Over the past few years opposition to net neutrality has been based upon concerns that net neutrality regulations would unreasonably limit facilities-based network providers from charging their customers market-based rates for different broadband speeds or qualities of service. For example, going back to 2007, prominent economist Hal Singer wrote a well-received article arguing this point. More generally, Hal worries, in this article and various other writings, that an unintended result of almost any ex ante regulatory policy will be to stifle innovation.
(An ex ante policy is an express public policy, normally reduced to writing. Ex post policy refers to the taking of subjective enforcement action. A posted speed limit is an ex ante policy to ensure safe transportation; a ticket for “reckless” driving is ex post policy.)
Net Neutrality Proponents Fail To Provide Specificity
Net neutrality proponents have invited this concern through lack of specificity. Rather than lay out concrete policy proposals, net neutrality advocates said simply that the FCC should prohibit on-ramp providers, such as cable and telephone companies, from “discriminating.” Presumably this has meant that on-ramp providers should not block access to a particular service or website, but that has never been entirely clear. And, of course, in business one person’s discrimination is another’s innovation.
In response, the network providers were right to oppose net neutrality to the extent it means that they cannot offer different Internet speeds or qualities of service. But that always seemed like a response to a straw man. The net neutrality proponents had to mean something more important. But what?
It looks like the on-ramp providers themselves have finally answered the “but what?” question that the net neutrality proponents have avoided.
Net Neutrality Opponents Finally Clarify What Is At Stake with Open Internet Regulations
The brief says that when the government imposes rules saying that the Internet shall be open, this interferes with Verizon’s right to maximize profits from its on-ramp services.

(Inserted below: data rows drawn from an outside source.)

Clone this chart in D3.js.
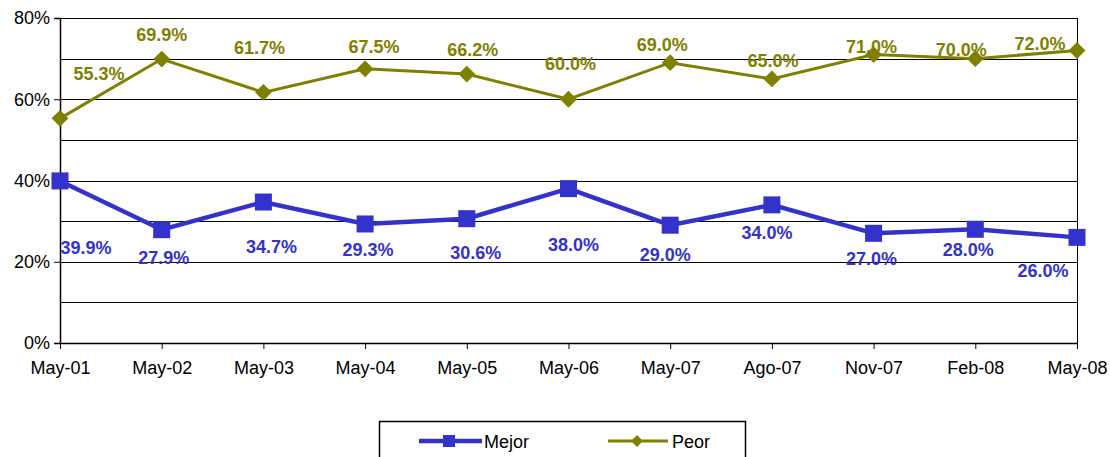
<!DOCTYPE html>
<html>
<head>
<meta charset="utf-8">
<script src="https://cdn.jsdelivr.net/npm/d3@7"></script>
<style>
  body { margin: 0; background: #fff; }
  text { font-family: "Liberation Sans", Arial, sans-serif; }
</style>
</head>
<body>
<div id="chart"></div>
<script>
const categories = ["May-01", "May-02", "May-03", "May-04", "May-05", "May-06", "May-07", "Ago-07", "Nov-07", "Feb-08", "May-08"];
const mejor = [39.9, 27.9, 34.7, 29.3, 30.6, 38.0, 29.0, 34.0, 27.0, 28.0, 26.0];
const peor = [55.3, 69.9, 61.7, 67.5, 66.2, 60.0, 69.0, 65.0, 71.0, 70.0, 72.0];
const yTicks = [0, 20, 40, 60, 80];
const gridValues = [10, 20, 30, 40, 50, 60, 70, 80];

// label nudges (pixels) from each point, as placed in the original
const mejorLabelShift = [[26, 73], [2, 34], [8, 51], [3, 32], [9, 40], [5, 62], [-5, 36], [-5, 34], [-2, 32], [-7, 27], [-34, 40]];
const peorLabelShift = [[39, -38], [0, -18], [-4, -38], [9, -16], [6, -18], [2, -29], [-8, -12], [1, -12], [-2, -2], [-14, -3], [-37, -1]];

const width = 1110;
const height = 457;
const margin = {top: 18, bottom: 114, left: 60, right: 33};

const blue = "#3333cc";
const olive = "#808000";

const x = d3.scalePoint()
    .domain(categories)
    .range([margin.left, width - margin.right]);

const y = d3.scaleLinear()
    .domain([0, 80])
    .range([height - margin.bottom, margin.top]);

const svg = d3.select('#chart')
    .append('svg')
    .attr('width', width)
    .attr('height', height);

// gridlines
svg.append('g')
    .selectAll('line')
    .data(gridValues)
    .enter()
    .append('line')
    .attr('x1', margin.left)
    .attr('x2', width - margin.right)
    .attr('y1', d => Math.round(y(d)) + 0.5)
    .attr('y2', d => Math.round(y(d)) + 0.5)
    .attr('stroke', '#000')
    .attr('stroke-width', 1);

// right border
svg.append('line')
    .attr('x1', width - margin.right + 0.5)
    .attr('x2', width - margin.right + 0.5)
    .attr('y1', margin.top)
    .attr('y2', y(0))
    .attr('stroke', '#000');

// y axis
const yAxis = svg.append('g')
    .attr('transform', `translate(${margin.left},0)`)
    .call(d3.axisLeft(y).tickValues(yTicks).tickSize(6).tickPadding(4).tickFormat(d => d + '%'));
yAxis.select('.domain').attr('stroke-width', 1.5);
yAxis.selectAll('text').attr('font-size', 18).attr('fill', '#000').style('font-family', '"Liberation Sans", Arial, sans-serif');

// x axis
const xAxis = svg.append('g')
    .attr('transform', `translate(0,${y(0)})`)
    .call(d3.axisBottom(x).tickSize(6).tickPadding(12).tickSizeOuter(0));
xAxis.select('.domain').attr('stroke-width', 1.5);
xAxis.selectAll('text').attr('font-size', 18).attr('fill', '#000').style('font-family', '"Liberation Sans", Arial, sans-serif');

// lines
const line = d3.line()
    .x((d, i) => x(categories[i]))
    .y(d => y(d));

svg.append('path')
    .datum(peor)
    .attr('d', line)
    .attr('fill', 'none')
    .attr('stroke', olive)
    .attr('stroke-width', 3);

svg.append('path')
    .datum(mejor)
    .attr('d', line)
    .attr('fill', 'none')
    .attr('stroke', blue)
    .attr('stroke-width', 4.5);

// markers
svg.selectAll('.peor-pt')
    .data(peor)
    .enter()
    .append('path')
    .attr('class', 'peor-pt')
    .attr('d', d3.symbol().type(d3.symbolDiamond2).size(180))
    .attr('transform', (d, i) => `translate(${x(categories[i])},${y(d)})`)
    .attr('fill', olive);

svg.selectAll('.mejor-pt')
    .data(mejor)
    .enter()
    .append('rect')
    .attr('class', 'mejor-pt')
    .attr('x', (d, i) => x(categories[i]) - 8.5)
    .attr('y', d => y(d) - 8.5)
    .attr('width', 17)
    .attr('height', 17)
    .attr('fill', blue);

// data labels
svg.selectAll('.peor-lbl')
    .data(peor)
    .enter()
    .append('text')
    .attr('class', 'peor-lbl')
    .attr('x', (d, i) => x(categories[i]) + peorLabelShift[i][0])
    .attr('y', (d, i) => y(d) + peorLabelShift[i][1])
    .attr('text-anchor', 'middle')
    .attr('font-size', 18)
    .attr('font-weight', 'bold')
    .attr('fill', olive)
    .text(d => d.toFixed(1) + '%');

svg.selectAll('.mejor-lbl')
    .data(mejor)
    .enter()
    .append('text')
    .attr('class', 'mejor-lbl')
    .attr('x', (d, i) => x(categories[i]) + mejorLabelShift[i][0])
    .attr('y', (d, i) => y(d) + mejorLabelShift[i][1])
    .attr('text-anchor', 'middle')
    .attr('font-size', 18)
    .attr('font-weight', 'bold')
    .attr('fill', blue)
    .text(d => d.toFixed(1) + '%');

// legend
const legend = svg.append('g');
legend.append('rect')
    .attr('x', 379.5)
    .attr('y', 421.5)
    .attr('width', 366)
    .attr('height', 50)
    .attr('fill', '#fff')
    .attr('stroke', '#000')
    .attr('stroke-width', 1.5);

legend.append('line')
    .attr('x1', 419).attr('x2', 482)
    .attr('y1', 441).attr('y2', 441)
    .attr('stroke', blue).attr('stroke-width', 4.5);
legend.append('rect')
    .attr('x', 443).attr('y', 435)
    .attr('width', 12).attr('height', 12)
    .attr('fill', blue);
legend.append('text')
    .attr('x', 484).attr('y', 447.5)
    .attr('font-size', 18)
    .text('Mejor');

legend.append('line')
    .attr('x1', 608).attr('x2', 668)
    .attr('y1', 441).attr('y2', 441)
    .attr('stroke', olive).attr('stroke-width', 3);
legend.append('path')
    .attr('d', d3.symbol().type(d3.symbolDiamond2).size(90))
    .attr('transform', 'translate(637,441)')
    .attr('fill', olive);
legend.append('text')
    .attr('x', 672).attr('y', 447.5)
    .attr('font-size', 18)
    .text('Peor');
</script>
</body>
</html>
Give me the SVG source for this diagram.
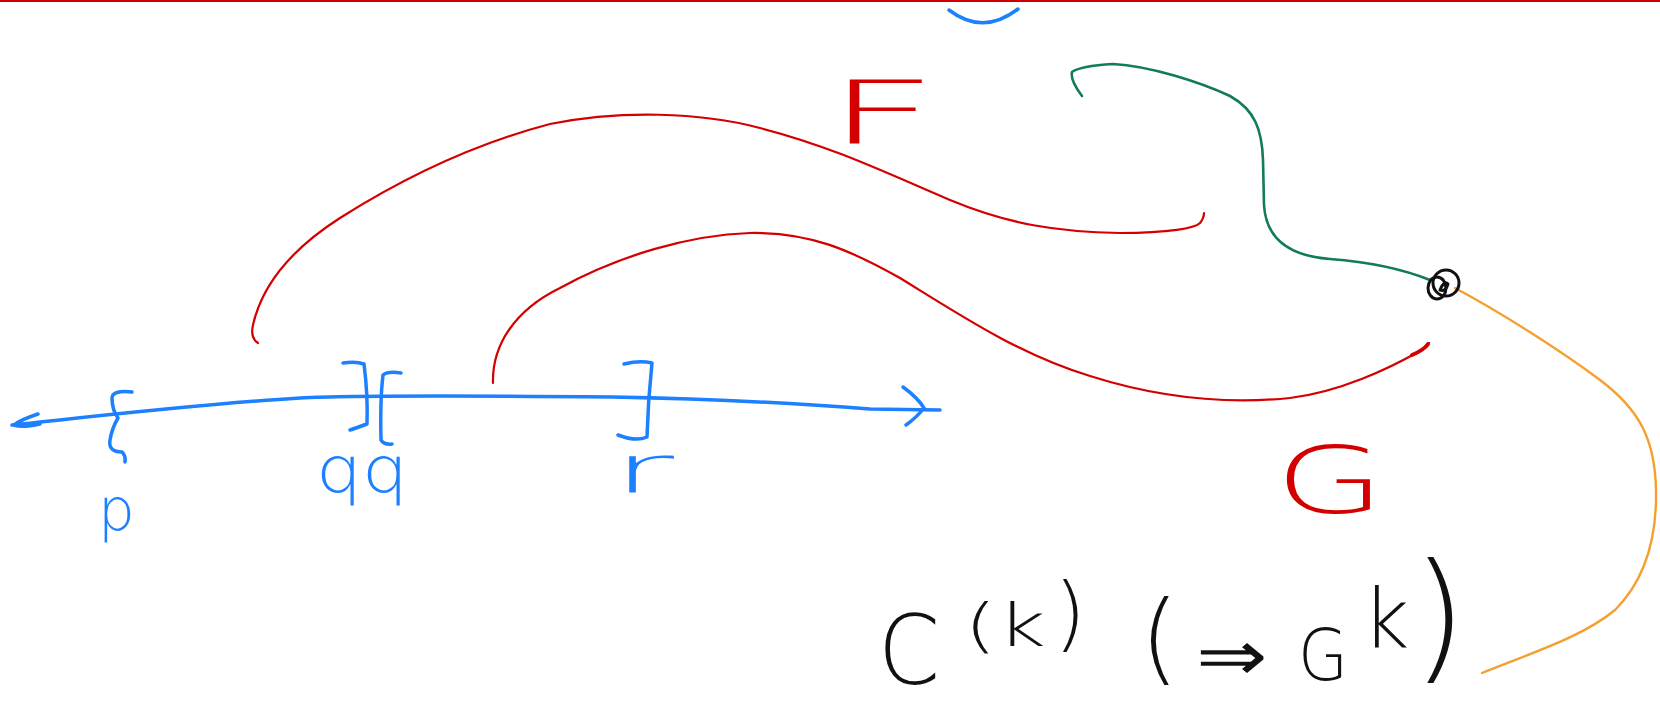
<svg xmlns="http://www.w3.org/2000/svg" width="1660" height="707" viewBox="0 0 1660 707">
<style>
.s{fill:none;stroke-linecap:round;stroke-linejoin:round}
.blue{stroke:#1c80ff;stroke-width:3.5}
.red{stroke:#d40000;stroke-width:2.2}
.green{stroke:#137a5c;stroke-width:2.6}
.orange{stroke:#f5a02e;stroke-width:2.4}
.black{stroke:#111;stroke-width:3}
.t{font-family:"DejaVu Sans","Liberation Sans",sans-serif;font-weight:200}
.tb{fill:#1c80ff}.tr{fill:#d40000}.tk{fill:#111}
</style>
<rect x="0" y="0" width="1660" height="707" fill="#fff"/>
<line x1="0" y1="1" x2="1660" y2="1" stroke="#cc0000" stroke-width="2"/>
<path class="s blue" d="M949 10 Q983 36 1018 9"/>
<g id="axis">
<path class="s blue" d="M12 425 C80 418 200 404 300 398 C360 395 500 396 612 397 C720 399 820 405 870 409 L940 410"/>
<path class="s blue" d="M38 414 Q20 420 14 425 Q22 428 40 424"/>
<path class="s blue" d="M903 387 Q918 398 924 408 Q916 418 906 425"/>
<path class="s blue" d="M132 392 Q112 390 112 398 Q112 410 118 418 Q112 428 110 440 Q108 452 122 452 Q126 456 125 462"/>
<path class="s blue" d="M343 363 Q356 361 364 364 Q368 395 367 424 Q356 428 350 430"/>
<path class="s blue" d="M401 373 Q388 371 383 375 Q380 400 381 440 Q384 445 392 444"/>
<path class="s blue" d="M624 364 Q640 360 652 363 Q648 400 647 437 Q636 442 618 435"/>
</g>
<g id="labels-axis">
<text class="t tb" x="98" y="530" font-size="58">p</text>
<text class="t tb" x="316" y="492" font-size="64" textLength="92" lengthAdjust="spacingAndGlyphs">qq</text>
<text class="t tb" x="612" y="492" font-size="66" textLength="62" lengthAdjust="spacingAndGlyphs">r</text>
</g>
<g id="connectors">
<path class="s red" d="M258 343 Q250 338 253 325 C262 285 290 250 340 218 C400 180 470 145 550 124 C620 110 700 112 760 128 C830 146 880 170 950 200 C1010 225 1060 232 1120 233 C1170 233 1195 228 1200 223 Q1204 218 1204 213"/>
<path class="s red" d="M493 383 C492 345 515 310 560 288 C620 255 690 235 750 233 C810 232 850 250 900 278 C960 315 1020 355 1090 376 C1150 395 1220 405 1290 398 C1340 392 1390 368 1418 352 Q1428 347 1429 343"/>
<path class="s red" style="stroke-width:4" d="M1412 355 Q1424 350 1428 344"/>
<path class="s green" d="M1082 96 Q1070 80 1072 72 Q1080 66 1113 64 C1150 66 1200 82 1230 96 C1255 110 1262 130 1263 160 L1264 205 C1266 240 1290 256 1330 259 C1370 262 1400 268 1430 280"/>
<path class="s orange" d="M1455 288 C1500 312 1560 350 1600 380 C1640 410 1655 440 1656 490 C1657 540 1645 580 1615 610 C1585 635 1540 650 1482 673"/>
</g>
<g id="junction">
<circle class="s black" cx="1446" cy="283" r="13"/>
<ellipse class="s black" cx="1437" cy="288" rx="9" ry="11"/>
<path class="s black" d="M1440 290 Q1444 280 1448 284 Q1446 292 1440 290"/>
</g>
<g id="label-F"><text class="t tr" x="826" y="143" font-size="88" textLength="112" lengthAdjust="spacingAndGlyphs">F</text></g>
<g id="label-G"><text class="t tr" x="1275" y="513" font-size="92" textLength="110" lengthAdjust="spacingAndGlyphs">G</text></g>
<g id="formula">
<text class="t tk" x="878" y="684" font-size="96" textLength="62" lengthAdjust="spacingAndGlyphs">C</text>
<text class="t tk" x="964" y="646" font-size="58" textLength="82" lengthAdjust="spacingAndGlyphs">(k</text>
<text class="t tk" x="1054" y="641" font-size="82">)</text>
<text class="t tk" x="1140" y="672" font-size="100">(</text>
<text class="t tk" x="1196" y="680" font-size="70" textLength="72" lengthAdjust="spacingAndGlyphs">⇒</text>
<text class="t tk" x="1298" y="680" font-size="72" textLength="50" lengthAdjust="spacingAndGlyphs">G</text>
<text class="t tk" x="1362" y="647" font-size="82">k</text>
<text class="t tk" x="1412" y="664" font-size="140">)</text>
</g>
</svg>
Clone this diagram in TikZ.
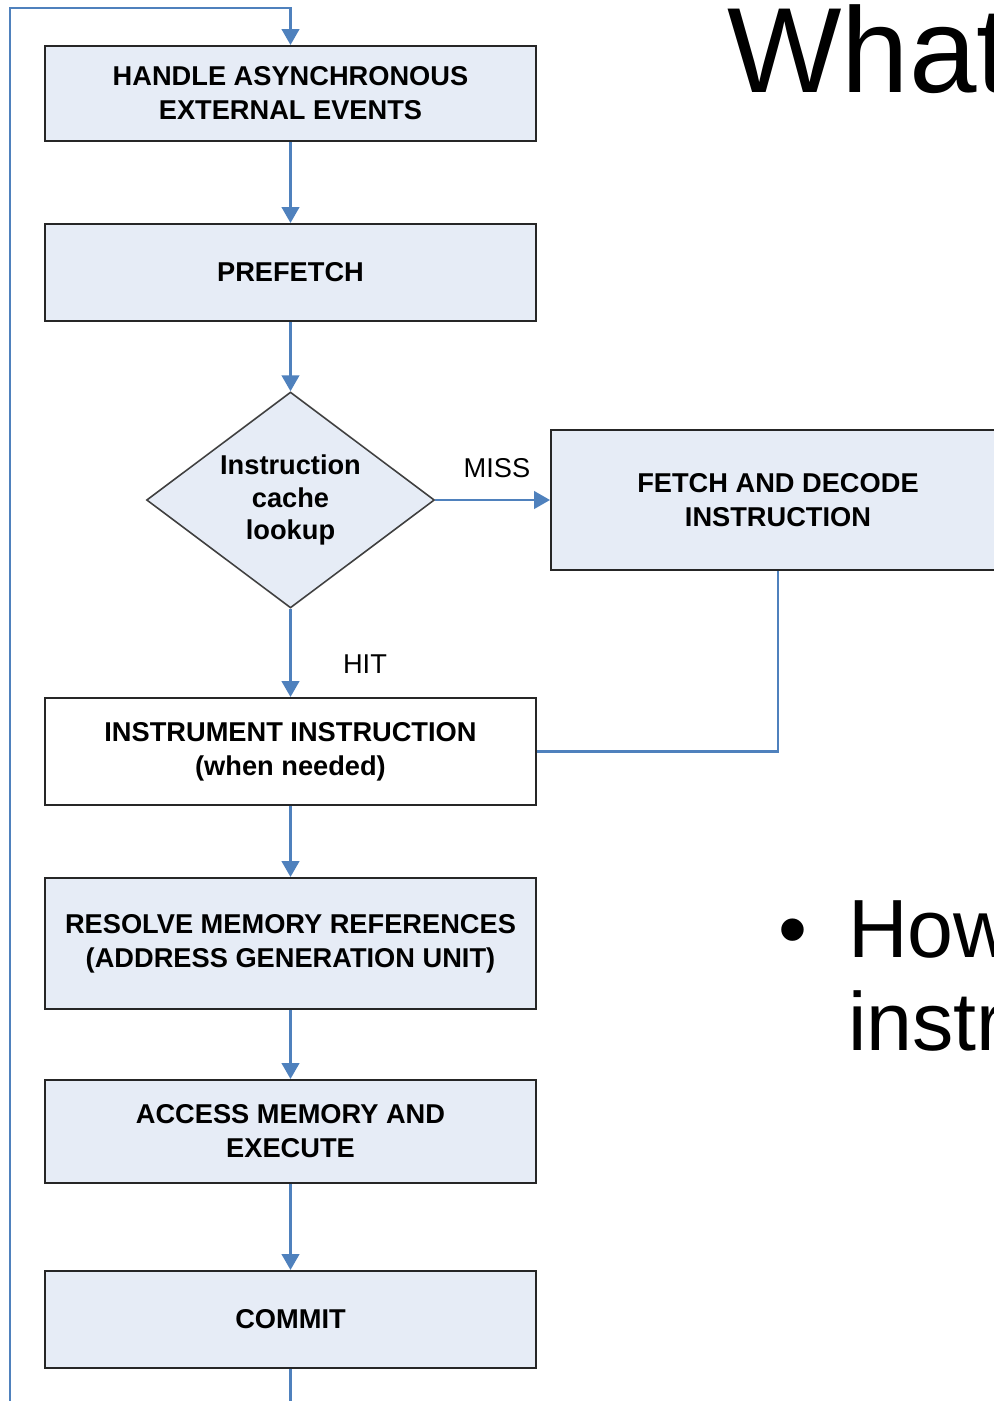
\documentclass[tikz,border=0pt]{standalone}
\usepackage{fontspec}
\setmainfont{Liberation Sans}
\usetikzlibrary{shapes.geometric,arrows.meta}

\definecolor{blockfill}{RGB}{230,236,246}
\definecolor{flowblue}{RGB}{79,129,189}

\tikzset{
    block/.style={draw=black!85, line width=1.2pt, fill=blockfill, align=center,
        minimum width=9.82cm, font=\fontsize{15.5}{19.3}\selectfont\bfseries},
    decision/.style={diamond, aspect=1.33, draw=black!75, line width=0.9pt, fill=blockfill, align=center,
        minimum width=5.76cm, minimum height=4.32cm, inner sep=0pt,
        font=\fontsize{15.5}{18.5}\selectfont\bfseries},
    flow/.style={draw=flowblue, line width=1.2pt, -{Triangle[length=9pt,width=10pt]}},
    link/.style={draw=flowblue, line width=1.2pt},
    edgelabel/.style={font=\fontsize{15.5}{18}\selectfont}
}

\begin{document}
\begin{tikzpicture}[x=0.02cm, y=-0.02cm]
        \useasboundingbox (0,0) rectangle (994,1401);
        \clip (0,0) rectangle (994,1401);

        % Flujo principal
        \node[block, minimum height=1.9cm] (handle) at (290.5,93.5) {HANDLE ASYNCHRONOUS\\EXTERNAL EVENTS};
        \node[block, minimum height=1.94cm] (prefetch) at (290.5,272.5) {PREFETCH};
        \node[decision] (lookup) at (290.5,500) {Instruction\\cache\\lookup};
        \node[block, minimum height=2.14cm, fill=white] (instr) at (290.5,751.5) {INSTRUMENT INSTRUCTION\\(when needed)};
        \node[block, minimum height=2.62cm] (resolve) at (290.5,943.5) {RESOLVE MEMORY REFERENCES\\(ADDRESS GENERATION UNIT)};
        \node[block, minimum height=2.06cm] (access) at (290.5,1131.5) {ACCESS MEMORY AND\\EXECUTE};
        \node[block, minimum height=1.94cm] (commit) at (290.5,1319.5) {COMMIT};

        % Rama MISS
        \node[block, minimum width=9.08cm, minimum height=2.8cm] (fetch) at (778,500) {FETCH AND DECODE\\INSTRUCTION};

        \foreach \a/\b in {handle/prefetch, prefetch/lookup, lookup/instr, instr/resolve, resolve/access, access/commit} {
            \draw[flow] (\a) -- (\b);
        }
        \draw[flow] (lookup.east) -- (fetch.west);
        \draw[link] (fetch.south) |- (instr.east);
        \node[edgelabel] (miss) at (497,468) {MISS};
        \node[edgelabel] (hit) at (365,664) {HIT};

        % Vuelta al inicio
        \coordinate (loopbot) at (10,1440);
        \coordinate (looptop) at (10,8);
        \draw[flow] (commit.south) |- (loopbot) -- (looptop) -| (handle.north);

        % Texto de la diapositiva
        \node[anchor=base west, inner sep=0pt, font=\fontsize{69}{80}\selectfont] (title) at (727,92) {What};
        \node[anchor=base west, inner sep=0pt, font=\fontsize{47}{53}\selectfont] (bullet) at (778,957) {•};
        \node[anchor=base west, inner sep=0pt, font=\fontsize{47}{53}\selectfont] (how) at (848,957) {How};
        \node[anchor=base west, inner sep=0pt, font=\fontsize{47}{53}\selectfont] (instrtxt) at (848,1050) {instr};
    \end{tikzpicture}
\end{document}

In other words, on-ramp providers have the legal right to not provide their customers with a fully open Internet.
How does it interfere? Verizon says that its “customers” include both monthly purchasers of Internet access services, but also every other party who has a presence on the net.
This is an interesting perspective, and one that is not well understood. If it has been articulated before this litigation, we are not aware of it. Thus, Verizon’s customers are not just those who sign up to purchase Verizon’s service. Verizon’s “customers” are also every entity with a web presence, including national retailers such as Amazon, local restaurants with websites, and charities such as Goodwill.
This point is not so much argued, as simply asserted as true. And, once asserted, it follows that on-ramp providers are being harmed when web presences (which the brief awkwardly calls “edge providers”) exist but don’t pay a toll:
But broadband providers are paid by end-users, not by the edge providers who are in effect being granted a permanent easement on private networks.
And when the local restaurant or Amazon does not pay the on-ramp providers for allowing the consumer to access their website, this is the same as penalizing the on-ramp providers:
…broadband providers are not “compensated by a ‘commercially reasonable’ payment” … for the squatting rights the [FCC’s open Internet regulations] grant edge providers.
In sum, the on-ramp providers are arguing in federal court that the FCC’s net neutrality rules fail because the FCC has said that Verizon cannot leverage its substantial control over Internet access to extract economic value from parties doing business on the web on terms that it deems are in its best interest.
This is one understanding of how the Internet is to work. We doubt educated consumers would favor this policy.